▶ [Recorded data]

☆ ☆ ☆ ☆ ☆

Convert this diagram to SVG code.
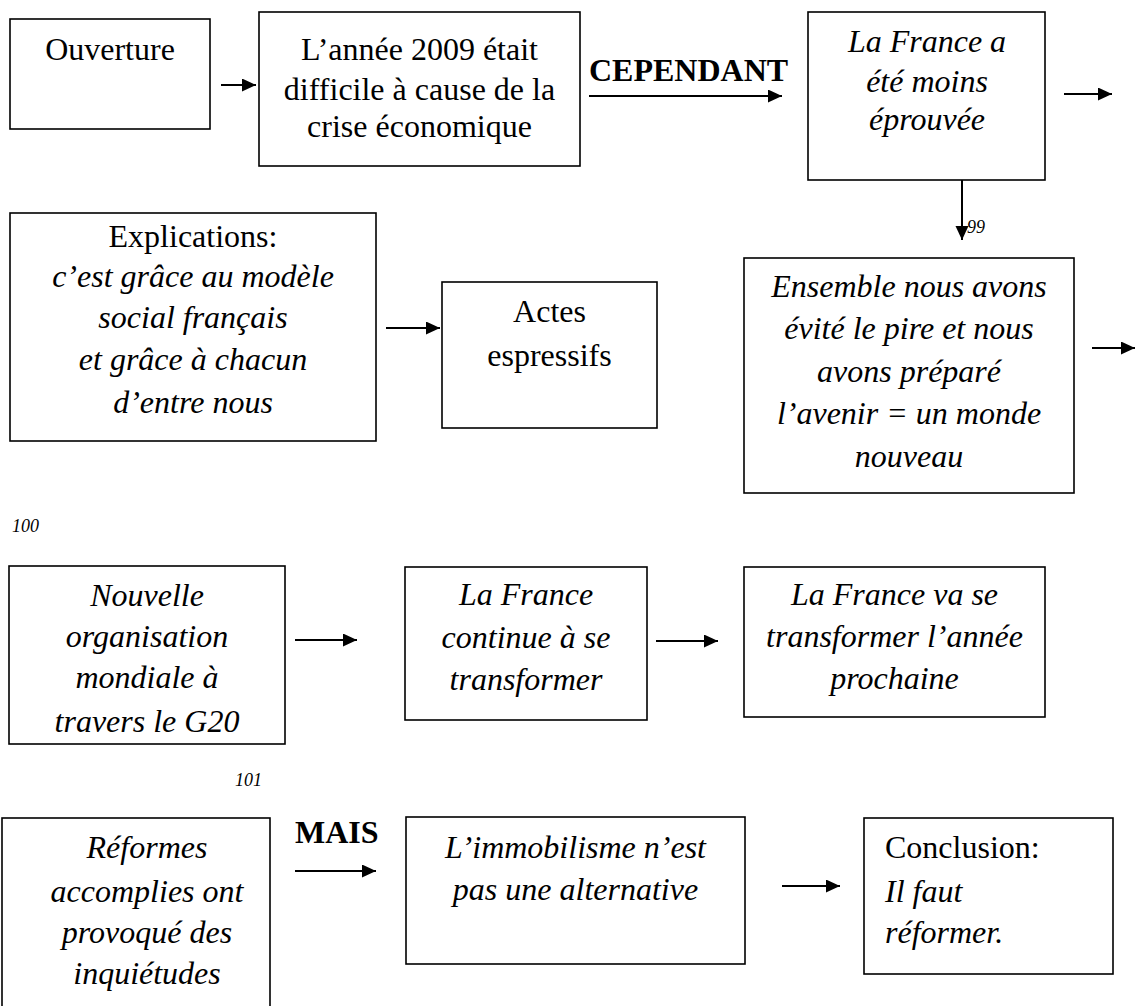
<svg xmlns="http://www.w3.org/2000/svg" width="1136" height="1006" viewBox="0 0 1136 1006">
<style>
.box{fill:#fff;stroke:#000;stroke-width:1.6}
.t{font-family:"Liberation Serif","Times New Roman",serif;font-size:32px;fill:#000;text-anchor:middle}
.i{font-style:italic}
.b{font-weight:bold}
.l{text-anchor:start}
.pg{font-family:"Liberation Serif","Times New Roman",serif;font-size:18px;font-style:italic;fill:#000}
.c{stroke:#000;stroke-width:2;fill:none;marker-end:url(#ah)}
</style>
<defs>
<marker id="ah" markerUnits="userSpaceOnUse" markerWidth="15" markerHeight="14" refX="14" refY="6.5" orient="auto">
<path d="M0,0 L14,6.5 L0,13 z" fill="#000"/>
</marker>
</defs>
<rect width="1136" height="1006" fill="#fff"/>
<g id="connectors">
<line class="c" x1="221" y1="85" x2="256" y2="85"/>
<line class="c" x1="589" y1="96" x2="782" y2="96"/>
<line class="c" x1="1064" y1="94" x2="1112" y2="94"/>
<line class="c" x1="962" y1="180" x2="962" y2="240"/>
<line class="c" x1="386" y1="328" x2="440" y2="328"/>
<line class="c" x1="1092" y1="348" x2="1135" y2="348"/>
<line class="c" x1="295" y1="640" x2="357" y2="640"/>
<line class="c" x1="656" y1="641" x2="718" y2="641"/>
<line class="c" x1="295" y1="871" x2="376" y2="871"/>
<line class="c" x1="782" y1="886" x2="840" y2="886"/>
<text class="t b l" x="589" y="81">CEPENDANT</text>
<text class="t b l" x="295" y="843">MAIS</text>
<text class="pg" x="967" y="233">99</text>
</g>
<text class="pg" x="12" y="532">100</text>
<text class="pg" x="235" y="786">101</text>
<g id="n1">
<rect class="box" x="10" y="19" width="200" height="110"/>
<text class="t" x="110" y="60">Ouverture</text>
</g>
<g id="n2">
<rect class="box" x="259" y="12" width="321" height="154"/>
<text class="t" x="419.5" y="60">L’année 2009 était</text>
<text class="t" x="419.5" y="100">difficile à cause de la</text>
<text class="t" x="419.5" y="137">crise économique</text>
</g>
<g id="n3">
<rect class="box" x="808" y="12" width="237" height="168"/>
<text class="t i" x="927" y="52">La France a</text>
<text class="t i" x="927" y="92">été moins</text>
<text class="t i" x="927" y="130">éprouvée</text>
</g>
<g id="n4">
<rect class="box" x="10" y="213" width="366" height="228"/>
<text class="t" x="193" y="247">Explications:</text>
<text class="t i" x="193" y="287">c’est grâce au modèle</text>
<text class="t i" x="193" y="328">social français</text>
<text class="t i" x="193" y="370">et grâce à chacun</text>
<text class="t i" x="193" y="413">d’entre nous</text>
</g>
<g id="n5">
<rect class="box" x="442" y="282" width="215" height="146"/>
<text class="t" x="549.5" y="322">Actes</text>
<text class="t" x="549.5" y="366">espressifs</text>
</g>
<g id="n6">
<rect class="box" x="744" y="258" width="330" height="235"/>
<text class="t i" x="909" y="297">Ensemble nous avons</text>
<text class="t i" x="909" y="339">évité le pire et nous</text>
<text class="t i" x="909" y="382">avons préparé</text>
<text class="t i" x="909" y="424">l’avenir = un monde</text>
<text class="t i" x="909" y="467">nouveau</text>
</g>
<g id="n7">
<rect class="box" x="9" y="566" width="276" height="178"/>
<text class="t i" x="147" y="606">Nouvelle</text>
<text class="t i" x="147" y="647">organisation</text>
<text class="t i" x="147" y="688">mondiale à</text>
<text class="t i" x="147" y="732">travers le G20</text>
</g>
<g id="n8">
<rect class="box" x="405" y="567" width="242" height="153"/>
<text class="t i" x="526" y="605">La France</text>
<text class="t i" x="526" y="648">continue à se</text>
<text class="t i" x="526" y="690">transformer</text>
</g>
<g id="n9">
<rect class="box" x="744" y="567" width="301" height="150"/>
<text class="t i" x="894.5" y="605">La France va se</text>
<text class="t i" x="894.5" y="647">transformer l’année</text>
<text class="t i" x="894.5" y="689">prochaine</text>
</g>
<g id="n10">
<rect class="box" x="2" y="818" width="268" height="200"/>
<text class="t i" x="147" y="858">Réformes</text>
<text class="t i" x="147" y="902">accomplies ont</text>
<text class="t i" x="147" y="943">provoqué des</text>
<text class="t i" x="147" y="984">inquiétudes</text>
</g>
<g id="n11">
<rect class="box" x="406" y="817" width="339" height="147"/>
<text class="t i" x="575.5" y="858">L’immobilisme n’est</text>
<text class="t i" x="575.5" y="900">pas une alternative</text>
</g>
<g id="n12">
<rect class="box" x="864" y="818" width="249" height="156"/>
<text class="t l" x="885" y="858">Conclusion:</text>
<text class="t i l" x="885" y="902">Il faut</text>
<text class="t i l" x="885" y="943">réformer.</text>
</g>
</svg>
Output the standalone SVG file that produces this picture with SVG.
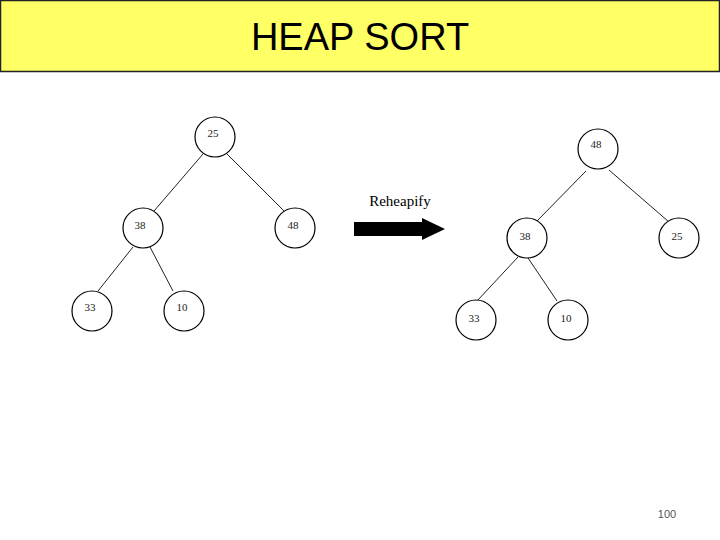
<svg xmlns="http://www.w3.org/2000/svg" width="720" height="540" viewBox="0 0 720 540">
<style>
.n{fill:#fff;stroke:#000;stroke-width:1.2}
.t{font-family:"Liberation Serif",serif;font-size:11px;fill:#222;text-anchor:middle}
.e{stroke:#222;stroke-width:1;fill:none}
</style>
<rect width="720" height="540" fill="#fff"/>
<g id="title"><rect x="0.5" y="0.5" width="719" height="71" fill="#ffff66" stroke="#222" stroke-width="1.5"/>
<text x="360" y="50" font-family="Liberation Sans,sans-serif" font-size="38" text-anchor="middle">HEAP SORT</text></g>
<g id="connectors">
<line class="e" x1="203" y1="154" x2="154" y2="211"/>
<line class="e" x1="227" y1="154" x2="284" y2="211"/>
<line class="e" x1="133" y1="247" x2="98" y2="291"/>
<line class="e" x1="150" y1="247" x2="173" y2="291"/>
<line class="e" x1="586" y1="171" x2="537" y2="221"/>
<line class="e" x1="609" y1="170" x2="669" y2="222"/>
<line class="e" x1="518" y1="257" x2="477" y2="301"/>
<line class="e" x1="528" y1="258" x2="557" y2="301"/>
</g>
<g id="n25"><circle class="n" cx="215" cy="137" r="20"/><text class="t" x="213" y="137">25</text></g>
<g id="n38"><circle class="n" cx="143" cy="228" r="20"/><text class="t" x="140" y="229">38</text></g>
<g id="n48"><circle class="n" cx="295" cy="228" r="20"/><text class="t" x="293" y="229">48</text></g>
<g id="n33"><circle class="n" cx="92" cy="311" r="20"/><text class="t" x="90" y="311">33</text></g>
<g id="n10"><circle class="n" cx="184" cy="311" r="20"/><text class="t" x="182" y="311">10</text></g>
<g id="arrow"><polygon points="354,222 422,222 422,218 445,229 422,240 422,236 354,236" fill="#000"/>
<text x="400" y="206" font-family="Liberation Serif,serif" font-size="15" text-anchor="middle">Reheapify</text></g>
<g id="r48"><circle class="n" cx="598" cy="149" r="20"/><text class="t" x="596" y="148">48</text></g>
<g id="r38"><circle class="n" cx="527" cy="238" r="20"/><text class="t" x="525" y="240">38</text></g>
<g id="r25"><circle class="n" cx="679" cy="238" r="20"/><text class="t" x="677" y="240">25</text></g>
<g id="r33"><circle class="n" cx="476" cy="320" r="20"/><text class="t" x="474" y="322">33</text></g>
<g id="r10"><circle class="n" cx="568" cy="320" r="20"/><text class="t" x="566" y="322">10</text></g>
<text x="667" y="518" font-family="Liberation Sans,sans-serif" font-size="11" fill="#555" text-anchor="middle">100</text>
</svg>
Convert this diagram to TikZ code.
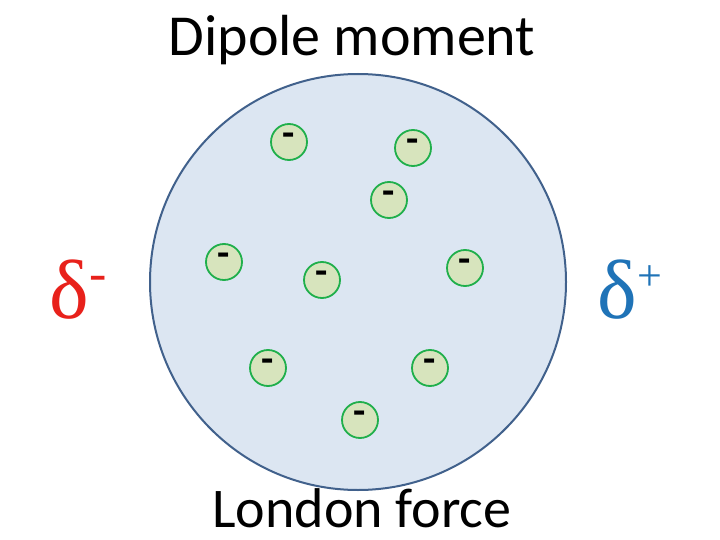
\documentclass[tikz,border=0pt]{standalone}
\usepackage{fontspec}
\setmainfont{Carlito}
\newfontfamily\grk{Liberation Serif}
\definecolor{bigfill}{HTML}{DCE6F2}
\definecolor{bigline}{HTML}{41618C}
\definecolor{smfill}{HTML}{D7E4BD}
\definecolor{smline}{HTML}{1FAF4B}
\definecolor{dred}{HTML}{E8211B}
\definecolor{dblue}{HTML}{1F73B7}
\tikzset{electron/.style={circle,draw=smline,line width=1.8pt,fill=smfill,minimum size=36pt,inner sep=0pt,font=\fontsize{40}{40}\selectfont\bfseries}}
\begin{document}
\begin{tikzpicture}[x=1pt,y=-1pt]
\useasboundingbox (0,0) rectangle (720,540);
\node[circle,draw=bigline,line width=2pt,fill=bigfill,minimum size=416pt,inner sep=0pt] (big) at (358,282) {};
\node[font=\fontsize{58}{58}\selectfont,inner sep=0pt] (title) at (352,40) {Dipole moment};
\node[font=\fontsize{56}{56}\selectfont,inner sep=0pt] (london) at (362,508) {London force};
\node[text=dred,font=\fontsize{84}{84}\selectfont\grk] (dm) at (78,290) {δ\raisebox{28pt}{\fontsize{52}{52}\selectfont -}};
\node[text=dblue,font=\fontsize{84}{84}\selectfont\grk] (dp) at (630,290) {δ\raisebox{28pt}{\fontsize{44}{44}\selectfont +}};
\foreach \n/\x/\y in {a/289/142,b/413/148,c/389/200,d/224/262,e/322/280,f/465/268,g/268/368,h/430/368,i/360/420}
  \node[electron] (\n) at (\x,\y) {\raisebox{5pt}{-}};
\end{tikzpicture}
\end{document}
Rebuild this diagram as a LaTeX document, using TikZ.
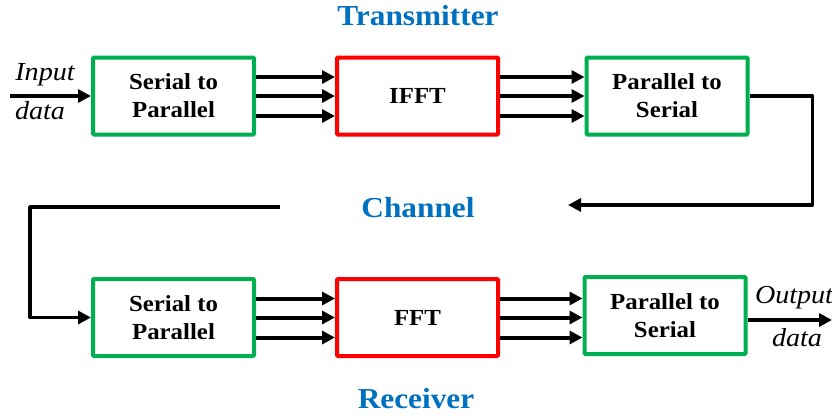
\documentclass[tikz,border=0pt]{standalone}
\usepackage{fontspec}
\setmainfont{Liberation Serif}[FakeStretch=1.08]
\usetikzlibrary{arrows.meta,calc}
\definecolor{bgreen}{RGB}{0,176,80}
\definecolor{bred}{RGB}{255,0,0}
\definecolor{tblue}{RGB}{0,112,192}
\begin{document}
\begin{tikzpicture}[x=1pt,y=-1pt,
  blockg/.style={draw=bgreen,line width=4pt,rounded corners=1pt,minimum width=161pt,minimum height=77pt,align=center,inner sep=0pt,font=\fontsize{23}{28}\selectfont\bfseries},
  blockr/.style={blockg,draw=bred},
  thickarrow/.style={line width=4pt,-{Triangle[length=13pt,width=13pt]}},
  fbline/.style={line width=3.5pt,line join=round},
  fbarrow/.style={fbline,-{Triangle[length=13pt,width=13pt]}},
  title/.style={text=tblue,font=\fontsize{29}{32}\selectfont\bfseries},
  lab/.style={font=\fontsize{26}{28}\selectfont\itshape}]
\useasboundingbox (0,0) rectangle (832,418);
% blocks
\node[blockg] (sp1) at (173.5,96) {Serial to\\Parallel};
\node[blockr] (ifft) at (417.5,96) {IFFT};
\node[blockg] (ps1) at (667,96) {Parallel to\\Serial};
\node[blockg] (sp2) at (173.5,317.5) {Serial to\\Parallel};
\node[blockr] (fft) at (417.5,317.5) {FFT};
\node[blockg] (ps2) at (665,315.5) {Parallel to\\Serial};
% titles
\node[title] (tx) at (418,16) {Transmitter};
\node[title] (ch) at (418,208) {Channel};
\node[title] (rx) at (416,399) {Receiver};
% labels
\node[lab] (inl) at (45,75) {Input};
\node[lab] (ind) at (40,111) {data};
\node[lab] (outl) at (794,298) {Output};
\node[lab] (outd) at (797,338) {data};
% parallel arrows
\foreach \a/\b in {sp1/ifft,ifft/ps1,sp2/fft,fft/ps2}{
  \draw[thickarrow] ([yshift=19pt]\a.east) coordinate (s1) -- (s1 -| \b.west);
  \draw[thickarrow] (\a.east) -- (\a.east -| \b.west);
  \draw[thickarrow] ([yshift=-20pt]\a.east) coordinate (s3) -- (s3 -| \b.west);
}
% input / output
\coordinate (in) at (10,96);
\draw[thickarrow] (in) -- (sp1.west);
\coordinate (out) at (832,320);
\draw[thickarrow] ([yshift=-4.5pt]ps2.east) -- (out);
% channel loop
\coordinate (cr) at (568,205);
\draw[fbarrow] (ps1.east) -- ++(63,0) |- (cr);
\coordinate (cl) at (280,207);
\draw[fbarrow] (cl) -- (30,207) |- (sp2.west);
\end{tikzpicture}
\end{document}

☆ ☆ ☆ ☆ ☆

▶ [Problem statement]
In the listing above, locate each line with "this" and copy it.

▶ [Answer]
Convert this diagram to SVG code.
Output the standalone SVG file that produces this picture with SVG.
Convert this diagram to TikZ code.
Rebuild this diagram as a LaTeX document, using TikZ.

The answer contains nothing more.